[THE PROBLEM] Leave out the pictures and repeat the rest of the material exactly.

_ _ _

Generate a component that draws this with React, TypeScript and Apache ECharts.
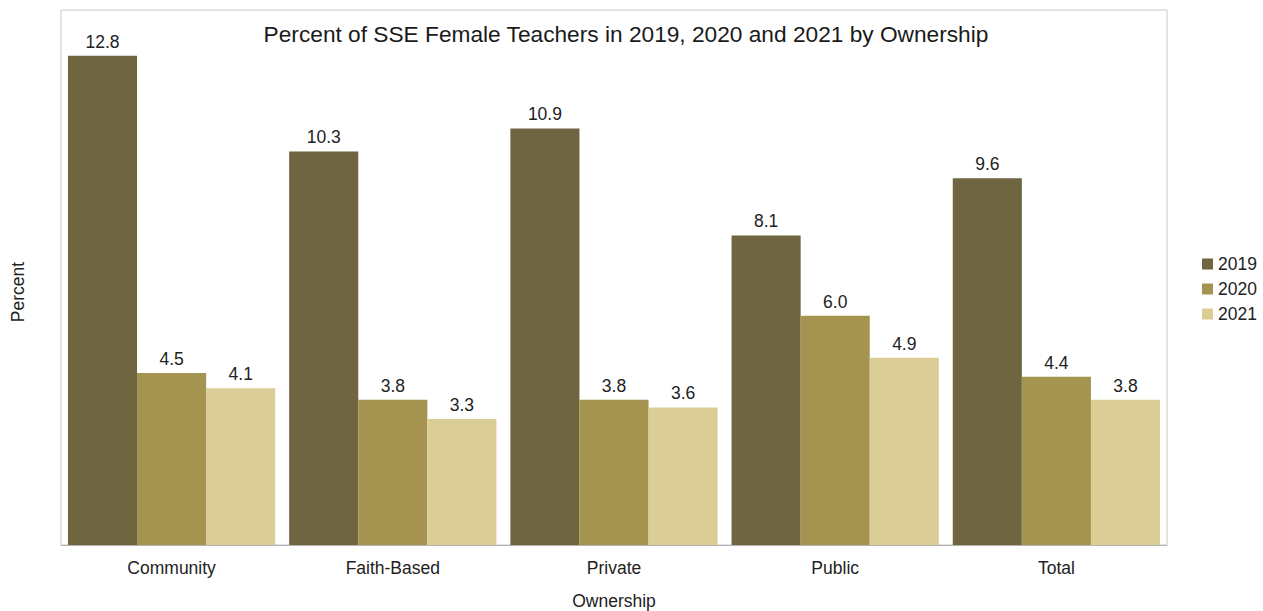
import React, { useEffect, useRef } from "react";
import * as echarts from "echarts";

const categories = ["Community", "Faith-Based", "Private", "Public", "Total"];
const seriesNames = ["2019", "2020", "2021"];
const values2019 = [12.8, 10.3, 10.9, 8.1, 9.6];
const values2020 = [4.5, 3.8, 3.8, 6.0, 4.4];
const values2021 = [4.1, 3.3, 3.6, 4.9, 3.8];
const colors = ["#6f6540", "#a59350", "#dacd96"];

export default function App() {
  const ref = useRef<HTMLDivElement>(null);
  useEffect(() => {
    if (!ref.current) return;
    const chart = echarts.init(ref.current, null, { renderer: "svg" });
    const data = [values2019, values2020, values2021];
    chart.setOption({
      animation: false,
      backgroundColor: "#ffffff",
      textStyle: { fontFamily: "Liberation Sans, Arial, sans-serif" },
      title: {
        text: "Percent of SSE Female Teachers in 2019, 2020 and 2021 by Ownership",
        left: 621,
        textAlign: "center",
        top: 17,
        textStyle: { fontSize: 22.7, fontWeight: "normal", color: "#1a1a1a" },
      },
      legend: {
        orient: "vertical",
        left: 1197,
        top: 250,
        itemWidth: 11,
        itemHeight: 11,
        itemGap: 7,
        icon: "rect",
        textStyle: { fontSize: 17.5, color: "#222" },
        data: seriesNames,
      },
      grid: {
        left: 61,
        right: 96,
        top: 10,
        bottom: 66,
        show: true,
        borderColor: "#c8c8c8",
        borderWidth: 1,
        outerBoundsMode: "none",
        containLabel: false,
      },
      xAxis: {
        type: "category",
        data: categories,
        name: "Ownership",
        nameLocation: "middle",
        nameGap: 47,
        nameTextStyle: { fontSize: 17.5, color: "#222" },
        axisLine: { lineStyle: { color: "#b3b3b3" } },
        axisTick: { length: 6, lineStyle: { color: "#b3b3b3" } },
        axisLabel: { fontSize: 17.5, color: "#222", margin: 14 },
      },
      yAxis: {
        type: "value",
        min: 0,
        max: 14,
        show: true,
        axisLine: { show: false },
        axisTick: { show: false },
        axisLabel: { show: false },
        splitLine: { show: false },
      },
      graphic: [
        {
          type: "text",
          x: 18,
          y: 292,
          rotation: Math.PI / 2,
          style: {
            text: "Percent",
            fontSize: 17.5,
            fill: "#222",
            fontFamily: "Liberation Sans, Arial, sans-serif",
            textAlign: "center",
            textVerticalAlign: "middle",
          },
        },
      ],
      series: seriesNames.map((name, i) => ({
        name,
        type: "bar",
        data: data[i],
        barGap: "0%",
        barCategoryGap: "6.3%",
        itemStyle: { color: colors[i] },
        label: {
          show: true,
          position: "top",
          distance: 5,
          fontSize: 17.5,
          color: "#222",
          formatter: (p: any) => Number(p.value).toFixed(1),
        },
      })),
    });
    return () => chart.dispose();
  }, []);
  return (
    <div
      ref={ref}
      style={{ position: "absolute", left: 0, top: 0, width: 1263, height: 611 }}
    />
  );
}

_ _ _

[REPLY TO THE EXERCISE]
Generate a component that draws this with React, TypeScript and Apache ECharts.
import React, { useEffect, useRef } from "react";
import * as echarts from "echarts";

const categories = ["Community", "Faith-Based", "Private", "Public", "Total"];
const seriesNames = ["2019", "2020", "2021"];
const values2019 = [12.8, 10.3, 10.9, 8.1, 9.6];
const values2020 = [4.5, 3.8, 3.8, 6.0, 4.4];
const values2021 = [4.1, 3.3, 3.6, 4.9, 3.8];
const colors = ["#6f6540", "#a59350", "#dacd96"];

export default function App() {
  const ref = useRef<HTMLDivElement>(null);
  useEffect(() => {
    if (!ref.current) return;
    const chart = echarts.init(ref.current, null, { renderer: "svg" });
    const data = [values2019, values2020, values2021];
    chart.setOption({
      animation: false,
      backgroundColor: "#ffffff",
      textStyle: { fontFamily: "Liberation Sans, Arial, sans-serif" },
      title: {
        text: "Percent of SSE Female Teachers in 2019, 2020 and 2021 by Ownership",
        left: 621,
        textAlign: "center",
        top: 17,
        textStyle: { fontSize: 22.7, fontWeight: "normal", color: "#1a1a1a" },
      },
      legend: {
        orient: "vertical",
        left: 1197,
        top: 250,
        itemWidth: 11,
        itemHeight: 11,
        itemGap: 7,
        icon: "rect",
        textStyle: { fontSize: 17.5, color: "#222" },
        data: seriesNames,
      },
      grid: {
        left: 61,
        right: 96,
        top: 10,
        bottom: 66,
        show: true,
        borderColor: "#c8c8c8",
        borderWidth: 1,
        outerBoundsMode: "none",
        containLabel: false,
      },
      xAxis: {
        type: "category",
        data: categories,
        name: "Ownership",
        nameLocation: "middle",
        nameGap: 47,
        nameTextStyle: { fontSize: 17.5, color: "#222" },
        axisLine: { lineStyle: { color: "#b3b3b3" } },
        axisTick: { length: 6, lineStyle: { color: "#b3b3b3" } },
        axisLabel: { fontSize: 17.5, color: "#222", margin: 14 },
      },
      yAxis: {
        type: "value",
        min: 0,
        max: 14,
        show: true,
        axisLine: { show: false },
        axisTick: { show: false },
        axisLabel: { show: false },
        splitLine: { show: false },
      },
      graphic: [
        {
          type: "text",
          x: 18,
          y: 292,
          rotation: Math.PI / 2,
          style: {
            text: "Percent",
            fontSize: 17.5,
            fill: "#222",
            fontFamily: "Liberation Sans, Arial, sans-serif",
            textAlign: "center",
            textVerticalAlign: "middle",
          },
        },
      ],
      series: seriesNames.map((name, i) => ({
        name,
        type: "bar",
        data: data[i],
        barGap: "0%",
        barCategoryGap: "6.3%",
        itemStyle: { color: colors[i] },
        label: {
          show: true,
          position: "top",
          distance: 5,
          fontSize: 17.5,
          color: "#222",
          formatter: (p: any) => Number(p.value).toFixed(1),
        },
      })),
    });
    return () => chart.dispose();
  }, []);
  return (
    <div
      ref={ref}
      style={{ position: "absolute", left: 0, top: 0, width: 1263, height: 611 }}
    />
  );
}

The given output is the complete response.